В шкафу-баре пыльной залы пустого, гулкого, как барабан, холостяцкого дома, куда он не впускал теперь даже столь обязательных для обслуживания коридоров и спален горничных, не переводилась текила. Коньяк и водка также чуть заглушали тоску. N взял привычку довольно часто инкогнито выскальзывать из офисов и неубранных комнат на стрит-авеню-улицы, но и там, разрезая собой, словно форштевнем, бесконечное людское скопище, продолжал оставаться жертвой невыносимо тяжелой, похожей на целую тонну свинца, зависти к бегущим вокруг настоящим счастливчикам.
LXVIII
Минуло несколько лет подобных прогулок; бизнес шел столь замечательно, что N стал видеть в подобном течении дел изощренное над ним издевательство.
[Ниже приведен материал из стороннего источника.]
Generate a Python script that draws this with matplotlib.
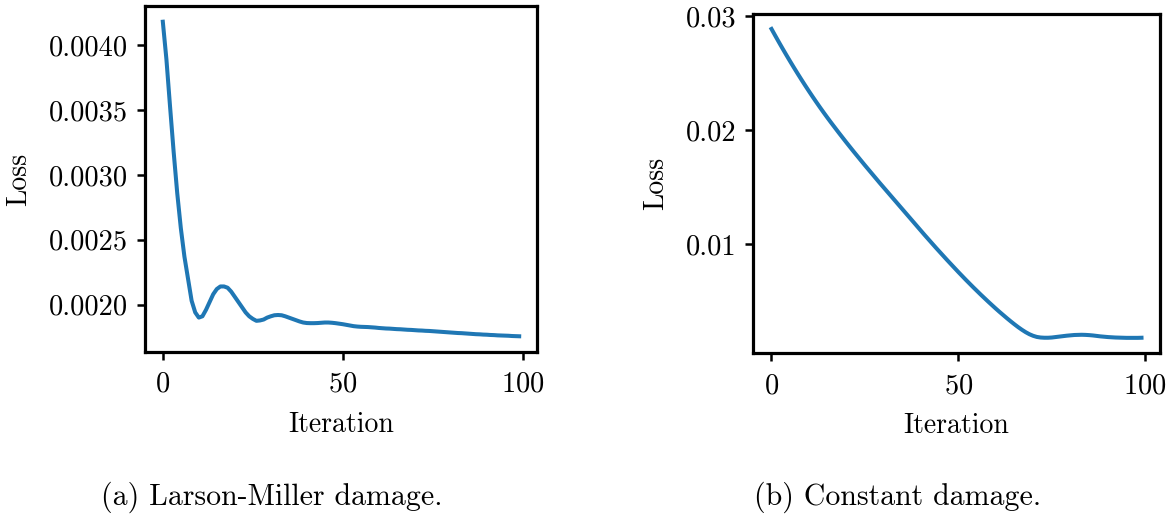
import matplotlib
matplotlib.use("Agg")
import matplotlib.pyplot as plt

plt.rcParams["font.family"] = ["cmr10", "DejaVu Serif"]
plt.rcParams["axes.formatter.use_mathtext"] = True
plt.rcParams["mathtext.fontset"] = "cm"

# Training loss per iteration, Larson-Miller damage model
iterations = list(range(100))
loss_larson_miller = [
    0.004180, 0.003890, 0.003530, 0.003180, 0.002860, 0.002590, 0.002370, 0.002200, 0.002030, 0.001940,
    0.001900, 0.001910, 0.001960, 0.002020, 0.002080, 0.002120, 0.002140, 0.002140, 0.002130, 0.002100,
    0.002060, 0.002020, 0.001980, 0.001940, 0.001910, 0.001890, 0.001875, 0.001878, 0.001885, 0.001900,
    0.001910, 0.001918, 0.001920, 0.001918, 0.001910, 0.001900, 0.001890, 0.001880, 0.001870, 0.001862,
    0.001858, 0.001857, 0.001857, 0.001858, 0.001860, 0.001862, 0.001862, 0.001860, 0.001857, 0.001853,
    0.001849, 0.001844, 0.001839, 0.001834, 0.001831, 0.001829, 0.001828, 0.001827, 0.001825, 0.001823,
    0.001820, 0.001818, 0.001816, 0.001815, 0.001813, 0.001811, 0.001810, 0.001808, 0.001806, 0.001805,
    0.001803, 0.001801, 0.001800, 0.001798, 0.001797, 0.001795, 0.001793, 0.001791, 0.001789, 0.001787,
    0.001785, 0.001783, 0.001781, 0.001780, 0.001778, 0.001776, 0.001774, 0.001772, 0.001771, 0.001769,
    0.001768, 0.001766, 0.001765, 0.001763, 0.001762, 0.001761, 0.001760, 0.001758, 0.001757, 0.001756,
]

# Training loss per iteration, constant damage model
loss_constant = [
    0.02887, 0.02828, 0.02770, 0.02713, 0.02657, 0.02602, 0.02548, 0.02495, 0.02443, 0.02392,
    0.02342, 0.02293, 0.02245, 0.02198, 0.02152, 0.02107, 0.02063, 0.02020, 0.01977, 0.01935,
    0.01893, 0.01852, 0.01811, 0.01771, 0.01731, 0.01691, 0.01652, 0.01613, 0.01574, 0.01535,
    0.01497, 0.01459, 0.01421, 0.01383, 0.01345, 0.01307, 0.01269, 0.01231, 0.01193, 0.01155,
    0.01117, 0.01079, 0.01042, 0.01005, 0.00968, 0.00932, 0.00896, 0.00860, 0.00825, 0.00790,
    0.00755, 0.00721, 0.00687, 0.00654, 0.00621, 0.00589, 0.00557, 0.00526, 0.00495, 0.00465,
    0.00435, 0.00406, 0.00378, 0.00350, 0.00323, 0.00297, 0.00272, 0.00249, 0.00228, 0.00210,
    0.00196, 0.00186, 0.00181, 0.00179, 0.00179, 0.00181, 0.00185, 0.00189, 0.00193, 0.00197,
    0.00200, 0.00203, 0.00204, 0.00205, 0.00204, 0.00202, 0.00199, 0.00195, 0.00191, 0.00188,
    0.00185, 0.00183, 0.00181, 0.00180, 0.00179, 0.00178, 0.00178, 0.00178, 0.00178, 0.00179,
]

x_ticks = [0, 50, 100]
ticks_larson_miller = [0.0020, 0.0025, 0.0030, 0.0035, 0.0040]
tick_labels_larson_miller = ["0.0020", "0.0025", "0.0030", "0.0035", "0.0040"]
ticks_constant = [0.01, 0.02, 0.03]
tick_labels_constant = ["0.01", "0.02", "0.03"]
captions = ["(a) Larson-Miller damage.", "(b) Constant damage."]

W, H = 1173, 516
fig = plt.figure(figsize=(W / 100, H / 100), dpi=100)

FS_TICK = 20.5
FS_LABEL = 20
LINE_COLOR = "#1f77b4"


def px_axes(left, top, right, bottom):
    return fig.add_axes([left / W, 1 - bottom / H, (right - left) / W, (bottom - top) / H])


def style(ax, yticks, ylabels):
    ax.set_xticks(x_ticks)
    ax.set_yticks(yticks)
    ax.set_yticklabels(ylabels)
    for s in ax.spines.values():
        s.set_linewidth(2.3)
    ax.tick_params(axis="both", labelsize=FS_TICK, length=6, width=1.8)
    ax.tick_params(axis="x", pad=8)
    ax.tick_params(axis="y", pad=6)
    ax.set_xlabel("Iteration", fontsize=FS_LABEL, labelpad=10)
    ax.set_ylabel("Loss", fontsize=FS_LABEL, labelpad=12)


ax1 = px_axes(145, 6, 537, 352)
ax1.plot(iterations, loss_larson_miller, color=LINE_COLOR, lw=2.9)
style(ax1, ticks_larson_miller, tick_labels_larson_miller)

ax2 = px_axes(753, 13.5, 1160, 353.3)
ax2.plot(iterations, loss_constant, color=LINE_COLOR, lw=2.9)
style(ax2, ticks_constant, tick_labels_constant)

fig.text(271.5 / W, 1 - 497 / H, captions[0], fontsize=21.5, ha="center", va="center")
fig.text(898 / W, 1 - 497 / H, captions[1], fontsize=21.5, ha="center", va="center")

fig.savefig("out.png", dpi=100)
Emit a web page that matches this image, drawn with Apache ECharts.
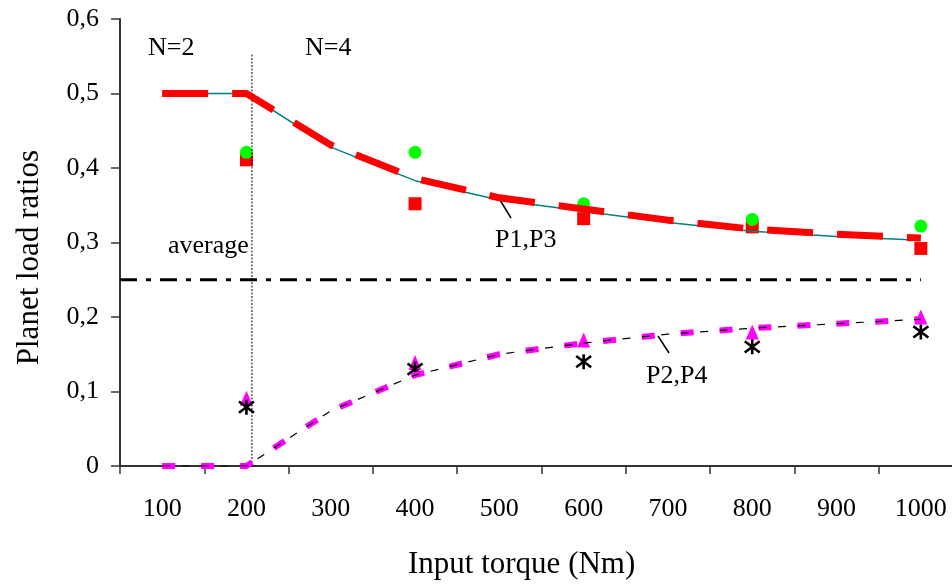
<!DOCTYPE html>
<html>
<head>
<meta charset="utf-8">
<script src="https://cdn.jsdelivr.net/npm/echarts@6/dist/echarts.min.js"></script>
<style>
    html, body { margin: 0; padding: 0; background: #fff; }
    #chart { width: 952px; height: 587px; }
</style>
</head>
<body>
<div id="chart"></div>
<script>
// curves (every 100 Nm)
const torque = [100, 200, 300, 400, 500, 600, 700, 800, 900, 1000];
const p13Dashed = [0.5, 0.5, 0.431, 0.386, 0.360, 0.345, 0.330, 0.318, 0.311, 0.306];
const p13Thin = [0.5, 0.5, 0.428, 0.383, 0.357, 0.342, 0.327, 0.315, 0.308, 0.303];
const p24Dashed = [0, 0, 0.074, 0.122, 0.150, 0.165, 0.177, 0.185, 0.191, 0.197];
const p24Thin = [0, 0, 0.074, 0.122, 0.150, 0.165, 0.177, 0.185, 0.191, 0.197];

// measured points
const torqueTest = [200, 400, 600, 800, 1000];
const p1Test = [0.421, 0.421, 0.352, 0.331, 0.322];
const p3Test = [0.411, 0.352, 0.332, 0.321, 0.292];
const p2Test = [0.091, 0.139, 0.169, 0.180, 0.200];
const p4Test = [0.079, 0.130, 0.140, 0.160, 0.180];

// average and N=2 / N=4 divider
const averageX = [50, 1000];
const averageY = [0.25, 0.25];
const dividerX = [206.5, 206.5];
const dividerY = [0, 0.554];

const font = "'Liberation Serif', 'Times New Roman', serif";
const axisColor = "#333";

const pairs = (xs, ys) => xs.map((x, i) => [x, ys[i]]);

// X with a vertical bar, like the excel star marker
const asterisk = "path://M0,-10 L0,10 M-7.5,-7.5 L7.5,7.5 M-7.5,7.5 L7.5,-7.5";

const option = {
    animation: false,
    backgroundColor: "#fff",
    grid: {
        left: 120,
        top: 19,
        right: -11,
        bottom: 121,
        outerBoundsMode: "none",
    },
    xAxis: [
        {
            type: "value",
            min: 50,
            max: 1050,
            interval: 100,
            position: "bottom",
            axisLine: { lineStyle: { color: axisColor, width: 2 } },
            axisTick: { show: true, length: 8, lineStyle: { color: axisColor, width: 1.5 } },
            axisLabel: { show: false },
            splitLine: { show: false },
        },
        {
            // labels only, sit between the ticks
            type: "value",
            min: 50,
            max: 1050,
            interval: 50,
            position: "bottom",
            axisLine: { show: false },
            axisTick: { show: false },
            splitLine: { show: false },
            axisLabel: {
                margin: 30,
                color: "#000",
                fontFamily: font,
                fontSize: 26,
                formatter: (v) => (v % 100 === 0 && v <= 1000 ? String(v) : ""),
            },
        },
    ],
    yAxis: {
        type: "value",
        min: 0,
        max: 0.6,
        interval: 0.1,
        axisLine: { show: true, lineStyle: { color: axisColor, width: 2 } },
        axisTick: { show: true, length: 9, lineStyle: { color: axisColor, width: 1.5 } },
        splitLine: { show: false },
        axisLabel: {
            margin: 21,
            color: "#000",
            fontFamily: font,
            fontSize: 26,
            formatter: (v) => (v === 0 ? "0" : v.toFixed(1).replace(".", ",")),
        },
    },
    graphic: [
        { type: "text", left: 148, top: 35, style: { text: "N=2", font: `26px ${font}`, fill: "#000" } },
        { type: "text", left: 305, top: 35, style: { text: "N=4", font: `26px ${font}`, fill: "#000" } },
        { type: "text", left: 168, top: 233, style: { text: "average", font: `26px ${font}`, fill: "#000" } },
        { type: "text", left: 495, top: 227, style: { text: "P1,P3", font: `26px ${font}`, fill: "#000" } },
        { type: "text", left: 646, top: 363, style: { text: "P2,P4", font: `26px ${font}`, fill: "#000" } },
        { type: "line", shape: { x1: 500, y1: 200, x2: 511, y2: 218 }, style: { stroke: "#000", lineWidth: 1.5 } },
        { type: "line", shape: { x1: 658, y1: 336, x2: 669, y2: 353 }, style: { stroke: "#000", lineWidth: 1.5 } },
        {
            type: "text",
            left: 408,
            top: 549,
            style: { text: "Input torque (Nm)", font: `31px ${font}`, fill: "#000" },
        },
        {
            type: "text",
            left: 14,
            top: 150,
            rotation: Math.PI / 2,
            style: { text: "Planet load ratios", font: `31px ${font}`, fill: "#000" },
        },
    ],
    series: [
        {
            name: "average",
            type: "line",
            data: pairs(averageX, averageY),
            showSymbol: false,
            lineStyle: { color: "#000", width: 3, type: [17, 9, 5, 9] },
        },
        {
            name: "divider",
            type: "line",
            data: pairs(dividerX, dividerY),
            showSymbol: false,
            lineStyle: { color: "#000", width: 1, type: [2, 1.5] },
        },
        {
            name: "P1,P3 thin",
            type: "line",
            data: pairs(torque, p13Thin),
            showSymbol: false,
            lineStyle: { color: "#008080", width: 1.5 },
        },
        {
            name: "P1,P3",
            type: "line",
            data: pairs(torque, p13Dashed),
            showSymbol: false,
            lineStyle: { color: "#ff0000", width: 7, type: [46, 24], cap: "butt" },
        },
        {
            name: "P2,P4",
            type: "line",
            data: pairs(torque, p24Dashed),
            showSymbol: false,
            lineStyle: { color: "#ff00ff", width: 6, type: [13, 26], cap: "butt" },
        },
        {
            name: "P2,P4 thin",
            type: "line",
            data: pairs(torque, p24Thin),
            showSymbol: false,
            lineStyle: { color: "#000", width: 1.2, type: [8, 11.5] },
        },
        {
            name: "P3 test",
            type: "scatter",
            data: pairs(torqueTest, p3Test),
            symbol: "rect",
            symbolSize: 13,
            itemStyle: { color: "#ff0000", opacity: 1 },
        },
        {
            name: "P1 test",
            type: "scatter",
            data: pairs(torqueTest, p1Test),
            symbol: "circle",
            symbolSize: 13,
            itemStyle: { color: "#00ff00", opacity: 1 },
        },
        {
            name: "P2 test",
            type: "scatter",
            data: pairs(torqueTest, p2Test),
            symbol: "triangle",
            symbolSize: [13, 15],
            itemStyle: { color: "#ff00ff", opacity: 1 },
        },
        {
            name: "P4 test",
            type: "scatter",
            data: pairs(torqueTest, p4Test),
            symbol: asterisk,
            symbolSize: 15,
            itemStyle: { color: "rgba(0,0,0,0)", borderColor: "#000", borderWidth: 2.6, opacity: 1 },
        },
    ],
};

const chart = echarts.init(document.getElementById("chart"));
chart.setOption(option);
</script>
</body>
</html>
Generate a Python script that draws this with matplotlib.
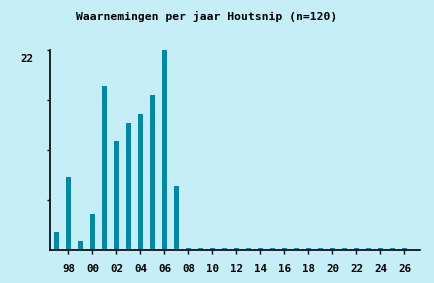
import numpy as np
import matplotlib
matplotlib.use('Agg')
import matplotlib.pyplot as plt
from matplotlib.transforms import blended_transform_factory

years = list(range(1997, 2027))
counts = [2, 8, 1, 4, 18, 12, 14, 15, 17, 22, 7] + [0] * 19
title = 'Waarnemingen per jaar Houtsnip (n=120)'

bg = '#c6eef7'
bar_col = '#0088a8'

fig = plt.figure(figsize=(4.35, 2.83), dpi=100, facecolor=bg)
ax = fig.add_axes([50 / 435, 33 / 283, 370 / 435, 200 / 283], facecolor=bg)

x = np.arange(len(years))
shown = np.maximum(np.array(counts, dtype=float), 0.2)  # nul-jaren als streepje
ax.bar(x, shown, width=0.42, color=bar_col)

ax.set_xlim(-0.54, 30.3)
ax.set_ylim(0, 22)

ax.spines['top'].set_visible(False)
ax.spines['right'].set_visible(False)
for s in ('left', 'bottom'):
    ax.spines[s].set_linewidth(1.2)

tick_pos = [i for i, y in enumerate(years) if y % 2 == 0]
ax.set_xticks(tick_pos)
ax.set_xticklabels(['%02d' % (years[i] % 100) for i in tick_pos],
                   family='DejaVu Sans Mono', fontsize=7.8, fontweight='bold')
ax.tick_params(axis='x', direction='out', length=3, width=1, pad=7)

ax.set_yticks([5.5, 11, 16.5, 22])
ax.set_yticklabels([])
ax.tick_params(axis='y', direction='out', length=2, width=1)

tr = blended_transform_factory(fig.transFigure, ax.transData)
ax.text(27 / 435, 21.05, '22', transform=tr, ha='center', va='center',
        family='DejaVu Sans Mono', fontsize=7.8, fontweight='bold')

fig.text(207 / 435, 1 - 16 / 283, title, ha='center', va='center',
         family='DejaVu Sans Mono', fontsize=8.2, fontweight='bold')

fig.savefig('out.png', dpi=100, facecolor=bg)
Все дело в том, что внешняя жизнь Мидаса поражала благополучием: особняк, пара яхт, роскошная машина, из которой по утрам появлялся, чтобы взойти мимо сонма сотрудников к стеклянно-бетонному логову (сорок пятый этаж небоскреба; или пятый; или десятый), ослепительный небожитель (никто из попадавшихся ему в коридорах, фойе или в лифтах многочисленных подчиненных даже не мог и представить себе, что скрывается за дежурной доброжелательностью их весьма молчаливого босса). В той нормальной и внешней жизни безупречного джентльмена, как и до его поспешного бегства, окружали удобные кресла, сигареты, отчеты, сводки, чай, мате, дорогущий кофе, обходительные секретари, обаятельные метрдотели, ленчи, ужины, совещания, серфинг, боулинг, закрытые клубы (крепость рукопожатий их обитателей свидетельствовала об уважении к полноправному клубному члену). В той нормальной и внешней жизни упакованный в пиджаки самых лучших и модных кутюрье, утонченный, изысканный N не вызывал относительно своего внутреннего (почти что уже критического) состояния подозрений не только у ближнего круга, но и у самых прожженных брокеров, ибо все, что требовалось от человека, достигшего благополучия, было вновь им предъявлено обществу, и предъявлено настолько убедительно, что окружение не сомневалось – этот истинный аристократ воплощает собой успех. Наконец, в той нормальной жизни тех же вышколенных секретарш, прибирающихся по долгу службы на хозяйском рабочем столе – величественном, монументальном, покрытом старинным сукном, – не привлекала и не настораживала такая ничтожная мелочь, как выхваченная откуда-то ножницами заметка с названием «Элементы, на которые разлагается тело после своей неизбежной смерти» – а ведь ее, пожелтевшую, уже долгие годы их состоявшийся шеф держал под настольным стеклом.
LXIX
Что касается жизни внутренней – то она разрывала на части.
LXX
Усугубив болезнь попытками избавления, N чувствовал, что он пропадает: еще неделя, еще один месяц – и существо доведет до безумия. Даже в рваных, недолгих снах он не мог избавиться от предчувствия надвигающейся катастрофы и боялся уже не толчков, а того, что душа в любой момент с ним возьмет и заговорит. Теперь всякий раз, когда организм шептал почти постоянному бодрствованию свое робкое «нет», Счастливчику снилась ее проклятая речь (псюхэ требовала невозможного). Кроме того, очень часто в кошмарах N являлся себе то раздавшим имущество нищим, то катакомбным монахом – он взлетал, подобно пружине, с кроватей, диванов и кресел, на которых совсем ненадолго заставало его забытье, и бросался к заветному бару. Сердце, подобно самому загнанному двигателю, не справлялось тогда с оборотами («Если только она начнет разговор, я умру, – испуганно думал N, – я не вынесу, я сломаюсь»).
LXXI
Замотанный, удрученный, отвлекался ли он на мелочи, вызывающие даже у самого конченого человека пусть единственный, но счастливый глубокий вздох (рассвет над горными пиками, неброские васильки, сверкнувший, подобно сабле, в брызгах солнца изгиб реки, обласканное радугой небо, преломление света в хрустале на каком-нибудь скучном банкете, заискрившийся вдруг в нежно-розовом ушке дамы великолепный бриллиант)? Повернул ли хоть раз свою голову в сторону бесшабашных влюбленных, проносящихся с визгом мимо (хрупкий скутер, мопед, мотоцикл)? Замирал ли перед витриной, на которой с непередаваемой грациозностью готовятся сойти с пьедесталов вечно юные манекены? Пробивал ли его, в конце концов, восторженный трепет во время начинающегося дождя при виде всех этих капель, всех этих кругов на воде? Вопросы далеко не праздные: не могло ведь не быть вмешательства в безнадежную беспросветность той разлитой вокруг красоты, которая, попадаясь в глаза даже самым тяжелым больным, убивает их грустные мысли.